Сергей Курёхин относится к тому типу людей, которые могут говорить любую чепуху (например, «Чайковский ведь то же самое, что Бах, только сумасшедший»), а ты слушаешь с открытым ртом и внимаешь каждому слову. Дело здесь не в пресловутом шарлатанстве, а в огромной искренней вере самого Курёхина во все, что он делал, и в таланте, переплавлявшем любой мусор в искусство. «Воробьиная оратория», для исполнения которой к оркестру присоединились вокалистки Вера Чеканова и Алиса Тен, – пример такой блестящей «кучи малы».

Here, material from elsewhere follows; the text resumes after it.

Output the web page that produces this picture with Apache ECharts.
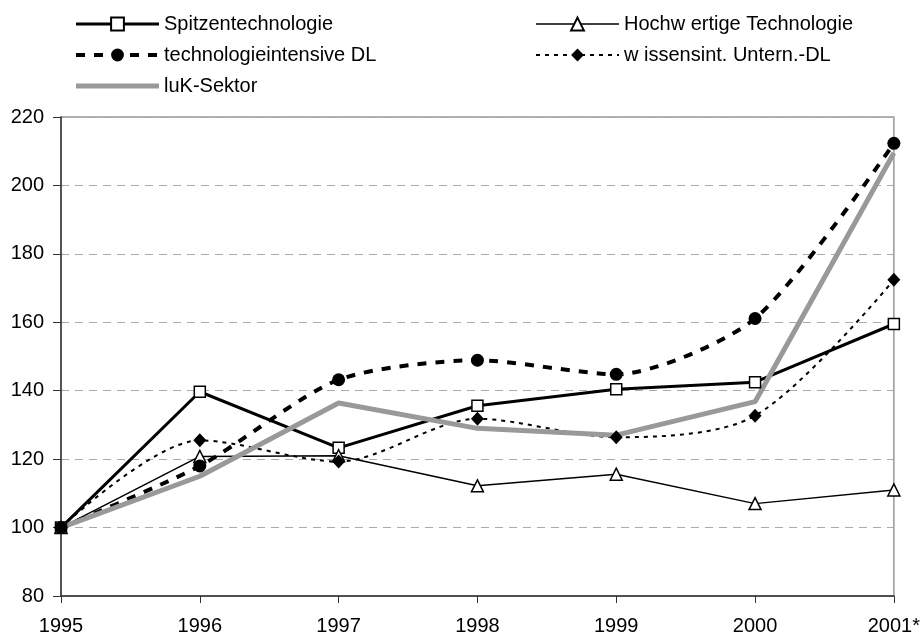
<!DOCTYPE html>
<html>
<head>
<meta charset="utf-8">
<script src="https://cdn.jsdelivr.net/npm/echarts@6/dist/echarts.min.js"></script>
<style>
  html, body { margin: 0; padding: 0; background: #fff; }
  #main { width: 923px; height: 637px; }
</style>
</head>
<body>
<div id="main"></div>
<script>
// Jahre (x-Achse)
var years = ['1995', '1996', '1997', '1998', '1999', '2000', '2001*']
// Index-Werte, 1995 = 100
var spitzen = [100, 139.7, 123.3, 135.6, 140.4, 142.5, 159.5]
var hochwertig = [100, 120.8, 121, 112.2, 115.6, 107, 111]
var techDL = [100, 118, 143.2, 148.9, 144.8, 161.1, 212.3]
var wissensDL = [100, 125.5, 119.3, 131.8, 126.4, 132.7, 172.4]
var iuk = [100, 115, 136.4, 129, 127, 136.8, 209.5]
var yTicks = [80, 100, 120, 140, 160, 180, 200, 220]

var names = ['Spitzentechnologie', 'Hochw ertige Technologie', 'technologieintensive DL', 'w issensint. Untern.-DL', 'luK-Sektor']
var font = 'Arial, "Liberation Sans", sans-serif'

var legendText = { fontSize: 20, color: '#000', lineHeight: 20, fontFamily: font }

var myChart = echarts.init(document.getElementById('main'))
myChart.setOption({
  animation: false,
  textStyle: { fontFamily: font },
  legend: [
    {
      left: 69,
      top: 9,
      orient: 'vertical',
      itemWidth: 83,
      itemHeight: 16,
      itemGap: 11,
      lineStyle: { width: 'inherit' },
      textStyle: legendText,
      data: [
        { name: names[0] },
        { name: names[2] },
        // grauer Balken ohne Symbol
        { name: names[4], icon: 'path://M0,0L100,0L100,6L0,6Z' }
      ]
    },
    {
      left: 530,
      top: 9,
      orient: 'vertical',
      itemWidth: 83,
      itemHeight: 16,
      itemGap: 11,
      lineStyle: { width: 'inherit' },
      textStyle: legendText,
      data: [names[1], names[3]]
    }
  ],
  grid: {
    left: 61,
    right: 28,
    top: 117,
    bottom: 41,
    show: true,
    borderColor: '#999',
    borderWidth: 1.5
  },
  xAxis: {
    type: 'category',
    boundaryGap: false,
    data: years,
    axisLine: { lineStyle: { color: '#333', width: 1.5 } },
    axisTick: { show: true, length: 7, lineStyle: { color: '#333' } },
    axisLabel: { color: '#000', fontSize: 20, margin: 20, fontFamily: font },
    splitLine: { show: false }
  },
  yAxis: {
    type: 'value',
    min: yTicks[0],
    max: yTicks[yTicks.length - 1],
    interval: 20,
    axisLine: { show: true, lineStyle: { color: '#333', width: 1.5 } },
    axisTick: { show: true, length: 8, lineStyle: { color: '#333' } },
    axisLabel: { color: '#000', fontSize: 20, margin: 17, fontFamily: font },
    splitLine: {
      show: true,
      lineStyle: { color: '#aaa', type: [8, 6], width: 1 }
    }
  },
  series: [
    {
      name: names[0],
      type: 'line',
      data: spitzen,
      symbol: 'rect',
      symbolSize: 11,
      itemStyle: { color: '#fff', borderColor: '#000', borderWidth: 1.5 },
      lineStyle: { color: '#000', width: 3 }
    },
    {
      name: names[1],
      type: 'line',
      data: hochwertig,
      symbol: 'triangle',
      symbolSize: 12,
      itemStyle: { color: '#fff', borderColor: '#000', borderWidth: 1.5 },
      lineStyle: { color: '#000', width: 1.5 }
    },
    {
      name: names[2],
      type: 'line',
      data: techDL,
      smooth: 0.25,
      symbol: 'circle',
      symbolSize: 13,
      itemStyle: { color: '#000' },
      lineStyle: { color: '#000', width: 4, type: [9, 9] }
    },
    {
      name: names[3],
      type: 'line',
      data: wissensDL,
      smooth: 0.3,
      symbol: 'diamond',
      symbolSize: [13, 14],
      itemStyle: { color: '#000' },
      lineStyle: { color: '#000', width: 2, type: [4, 5] }
    },
    {
      name: names[4],
      type: 'line',
      data: iuk,
      symbol: 'none',
      itemStyle: { color: '#999' },
      lineStyle: { color: '#999', width: 5 }
    }
  ]
})
</script>
</body>
</html>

Композитор, кажется, собирает вместе все подряд: романсовидные завывания, мюзикловый пафос, сумасшедшие соло контрабаса (с которыми виртуозно справлялся Владимир Волков), минималистские повторения и отголоски, собственно, Вивальди. Магия же состоит в том, что ни в один из моментов исполнения все это хулиганство не кажется шаблонным, безвкусным или примитивным. Если Гласс подмигивает, то Курёхин смотрит прямо в глаза и улыбается во весь рот.
Этой музыке бы звучать где угодно, кроме стен бывшего Дворянского собрания. Тем парадоксальнее, что сегодня, когда по лекалам меттерниховской Австрии подлинная музыкальная жизнь утекает с крупных концертных площадок на периферию, «Воробьиная оратория» внезапно оказывается в Большом зале филармонии полностью на своем месте.
В голове звучат слова Лимонова: «Если “художник” не приходит в конце концов к отрицанию индивидуализма, к пониманию того, что нужна сверхчеловеческая величина, которой он мог бы стать частью, то такой “художник” остается карликом навсегда. Его ждут тусовки, телешоу, пьянки, пошлость, пустота и заурядная смерть от инфаркта или рака простаты. Курёхин умер от саркомы сердца».